begin

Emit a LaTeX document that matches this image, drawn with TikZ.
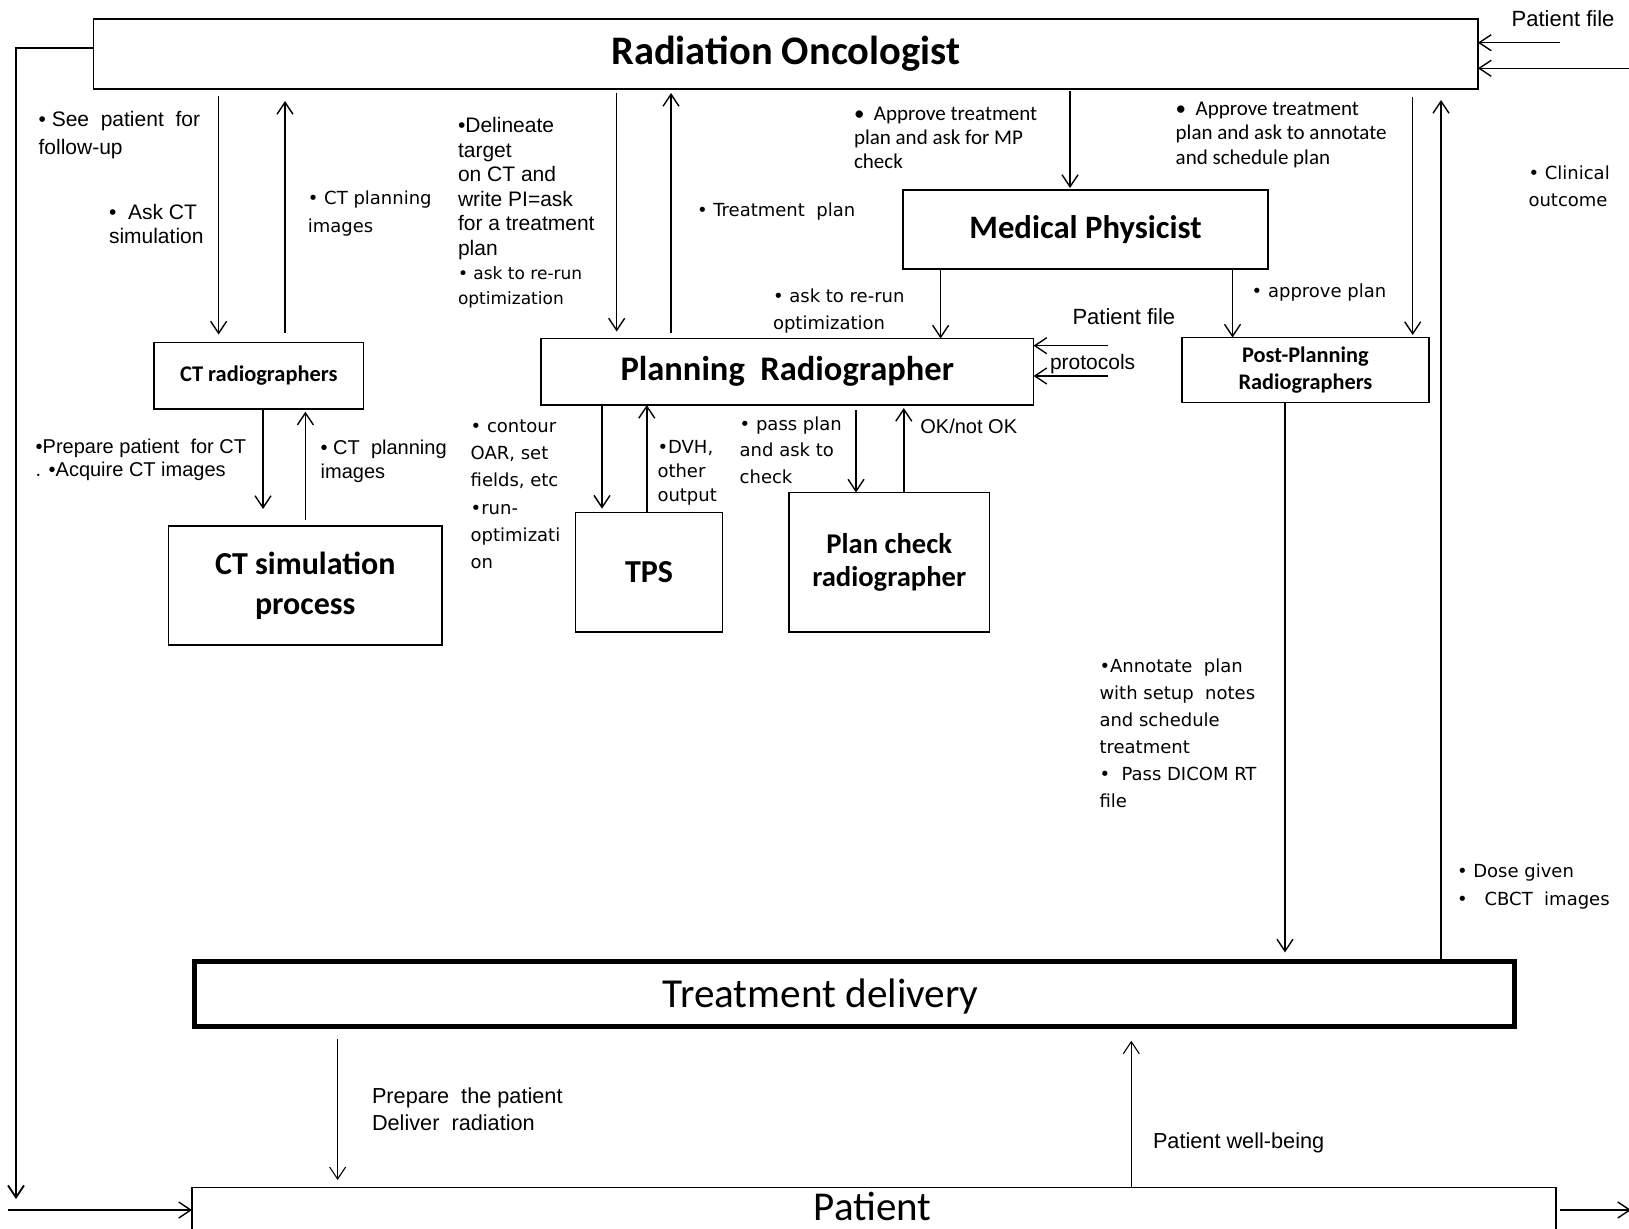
\documentclass[tikz,border=0pt]{standalone}
\usepackage{fontspec}
\setmainfont{Carlito}
\newfontfamily\arialf{Liberation Sans}
\newfontfamily\tahf{DejaVu Sans}
\usetikzlibrary{arrows.meta}
\newcommand\fsz[2]{\fontsize{#1}{#2}\selectfont}

\begin{document}
\begin{tikzpicture}[x=1pt,y=-1pt,
  every node/.style={inner sep=0pt, outer sep=0pt},
  box/.style={draw, line width=1.6pt, align=center},
  conn/.style={line width=1.4pt, -{Straight Barb[length=12pt,width=16pt]}},
  thin conn/.style={line width=1.1pt, -{Straight Barb[length=12pt,width=16pt]}},
  lbl/.style={anchor=north west, align=left},
  slbl/.style={anchor=west},
  ta/.style={font=\tahf\fsz{18}{27}}
]
\clip (0,0) rectangle (1629,1228);
\fill[white] (0,0) rectangle (1629,1228);

% ---------- boxes ----------
\node[box, minimum width=1384.5pt, minimum height=70pt, font=\bfseries\fsz{40.5}{44}] (ro) at (785.75,54) {Radiation Oncologist};
\node[box, minimum width=365pt, minimum height=79pt, font=\bfseries\fsz{32.7}{38}] (mp) at (1085.5,229.5) {Medical Physicist};
\node[box, minimum width=492.5pt, minimum height=66.5pt, font=\bfseries\fsz{34.5}{38}] (pr) at (787.25,371.75) {Planning\ \ Radiographer};
\node[box, minimum width=209.6pt, minimum height=66.5pt, font=\bfseries\fsz{22.4}{26}] (ctr) at (258.8,375.75) {CT radiographers};
\node[box, minimum width=273.5pt, minimum height=119pt, font=\bfseries\fsz{32}{40}] (cts) at (305.25,585.5) {CT simulation\\process};
\node[box, minimum width=147pt, minimum height=119.3pt, font=\bfseries\fsz{32}{38}] (tps) at (649,572.3) {TPS};
\node[box, minimum width=200.8pt, minimum height=139.5pt, font=\bfseries\fsz{28.6}{32.5}] (pc) at (889.2,562.25) {Plan check\\radiographer};
\node[box, minimum width=246.8pt, minimum height=64.8pt, font=\bfseries\fsz{22.3}{26.7}] (pp) at (1305.4,369.9) {Post-Planning\\Radiographers};
\node[draw, line width=5pt, minimum width=1319.8pt, minimum height=65.3pt] (td) at (854.6,994.1) {};
\node[font=\fsz{41.2}{44}] (tdtext) at ([xshift=-34pt,yshift=-2.6pt]td.center) {Treatment delivery};
\node[box, minimum width=1364.2pt, minimum height=46pt] (pat) at (874.1,1210.5) {};
\node[font=\fsz{41}{44}] (pattext) at ([xshift=-1.5pt,yshift=3.8pt]pat.center) {Patient};

% ---------- free ends ----------
\coordinate (loopend) at (16,1199);
\coordinate (inleft) at (8,1210);
\coordinate (outright) at (1631,1210);
\coordinate (pfin) at (1560,42.7);
\coordinate (rin) at (1645,68.3);
\coordinate (pf1) at (1108,345.7);
\coordinate (pf2) at (1108,376);

% ---------- connectors ----------
\draw[line width=1.8pt, -{Straight Barb[length=12pt,width=16pt]}] (ro.west |- 0,47.7) -| (loopend);
\draw[conn] (inleft) -- (pat.west |- inleft);
\draw[conn, shorten <=4pt] (pat.east |- outright) -- (outright);
\draw[conn] (pfin) -- (ro.east |- pfin);
\draw[conn] (rin) -- (ro.east |- rin);

\draw[conn, shorten <=7pt, shorten >=8pt] (ro.south -| 218.6,0) -- (ctr.north -| 218.6,0);
\draw[conn, shorten <=10pt, shorten >=12pt] (ctr.north -| 285,0) -- (ro.south -| 285,0);
\draw[conn, shorten <=4pt, shorten >=7pt] (ro.south -| 616.7,0) -- (pr.north -| 616.7,0);
\draw[conn, shorten <=6pt, shorten >=4pt] (pr.north -| 671,0) -- (ro.south -| 671,0);
\draw[conn, shorten <=2pt, shorten >=2pt] (ro.south -| 1070,0) -- (mp.north -| 1070,0);
\draw[conn] (mp.south -| 940.6,0) -- (pr.north -| 940.6,0);
\draw[conn] (mp.south -| 1232.5,0) -- (pp.north -| 1232.5,0);
\draw[conn, shorten <=7.7pt, shorten >=2.5pt] (ro.south -| 1412.7,0) -- (pp.north -| 1412.7,0);
\draw[conn, shorten >=11pt] (td.north -| 1441,0) -- (ro.south -| 1441,0);
\draw[conn, shorten >=9pt] (pp.south -| 1285,0) -- (td.north -| 1285,0);
\draw[conn] (pf1) -- (pr.east |- pf1);
\draw[conn] (pf2) -- (pr.east |- pf2);

\draw[conn, shorten >=17pt] (ctr.south -| 263,0) -- (cts.north -| 263,0);
\draw[conn, shorten <=6pt, shorten >=2.7pt] (cts.north -| 305.4,0) -- (ctr.south -| 305.4,0);
\draw[conn, shorten >=4pt] (pr.south -| 602,0) -- (tps.north -| 602,0);
\draw[conn] (tps.north -| 646.8,0) -- (pr.south -| 646.8,0);
\draw[conn, shorten <=5pt] (pr.south -| 856,0) -- (pc.north -| 856,0);
\draw[conn, shorten >=3pt] (pc.north -| 903.8,0) -- (pr.south -| 903.8,0);

\draw[thin conn, shorten <=12.5pt, shorten >=7.5pt] (td.south -| 337.6,0) -- (pat.north -| 337.6,0);
\draw[thin conn, shorten >=14pt] (pat.north -| 1131.3,0) -- (td.south -| 1131.3,0);

% ---------- labels ----------
\node[lbl, font=\arialf\fsz{21}{27.5}] (lsee) at (38.6,111.6) {• See\ \ patient\ \ for\\follow-up};
\node[lbl, font=\arialf\fsz{21}{24}] (lask) at (109,204.3) {•\ \ Ask CT\\simulation};
\node[lbl, font=\tahf\fsz{18}{27.7}] (lctp1) at (307.9,191) {• CT planning\\images};
\node[lbl, font=\arialf\fsz{21}{24.5}] (ldel) at (458,117.6) {•Delineate\\target\\on CT and\\write PI=ask\\for a treatment\\plan\\{\tahf\fsz{17}{24.5}• ask to re-run}\\{\tahf\fsz{17}{24.5}optimization}};
\node[slbl, font=\tahf\fsz{18}{27}] (ltp) at (697,211.5) {• Treatment\ \ plan};
\node[lbl, font=\fsz{21}{24}] (lapmp) at (854,106.6) {•\ \ Approve treatment\\plan and ask for MP\\check};
\node[lbl, font=\fsz{21}{24.5}] (lapan) at (1175.7,101.6) {•\ \ Approve treatment\\plan and ask to annotate\\and schedule plan};
\node[lbl, ta] (lclin) at (1528.5,165.5) {• Clinical\\outcome};
\node[lbl, font=\tahf\fsz{18}{26.7}] (lrerun) at (773,288.8) {• ask to re-run\\optimization};
\node[slbl, font=\arialf\fsz{22}{24}] (lpf) at (1072.5,316.7) {Patient file};
\node[slbl, font=\arialf\fsz{21}{24}] (lprot) at (1050,364) {protocols};
\node[slbl, ta] (lappr) at (1251.7,293) {• approve plan};
\node[slbl, font=\arialf\fsz{22}{24}] (lpftop) at (1511.7,18.3) {Patient file};

\node[lbl, font=\arialf\fsz{20}{23.3}] (lprep) at (35.7,438.7) {•Prepare patient\ \ for CT\\. •Acquire CT images};
\node[lbl, font=\arialf\fsz{20}{23.7}] (lctp2) at (320.7,440) {• CT\ \ planning\\images};
\node[lbl, font=\tahf\fsz{18}{27.3}] (lcont) at (470.7,419.5) {• contour\\OAR, set\\fields, etc\\•run-\\optimizati\\on};
\node[lbl, font=\tahf\fsz{18}{24}] (ldvh) at (657.5,440) {•DVH,\\other\\output};
\node[lbl, font=\tahf\fsz{18}{26.5}] (lpass) at (739.7,416.8) {• pass plan\\and ask to\\check};
\node[slbl, font=\arialf\fsz{20}{24}] (lok) at (920.4,426.7) {OK/not OK};

\node[lbl, font=\tahf\fsz{18}{27.1}] (lann) at (1099.5,658.8) {•Annotate\ \ plan\\with setup\ \ notes\\and schedule\\treatment\\•\ \ Pass DICOM RT\\file};
\node[lbl, font=\tahf\fsz{18}{28}] (ldose) at (1457,864.3) {• Dose given\\•\hspace{17pt}CBCT\ \ images};

\node[lbl, font=\arialf\fsz{21.7}{27.3}] (lprep2) at (372,1087.6) {Prepare\ \ the patient\\Deliver\ \ radiation};
\node[slbl, font=\arialf\fsz{21.7}{24}] (lwell) at (1153,1143.3) {Patient well-being};
\end{tikzpicture}
\end{document}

end

> **Required task**
Copy out all lines where the word "with" appears.

> **Result below**
Emit a LaTeX document that matches this image, drawn with TikZ.
\node[lbl, font=\tahf\fsz{18}{27.1}] (lann) at (1099.5,658.8) {•Annotate\ \ plan\\with setup\ \ notes\\and schedule\\treatment\\•\ \ Pass DICOM RT\\file};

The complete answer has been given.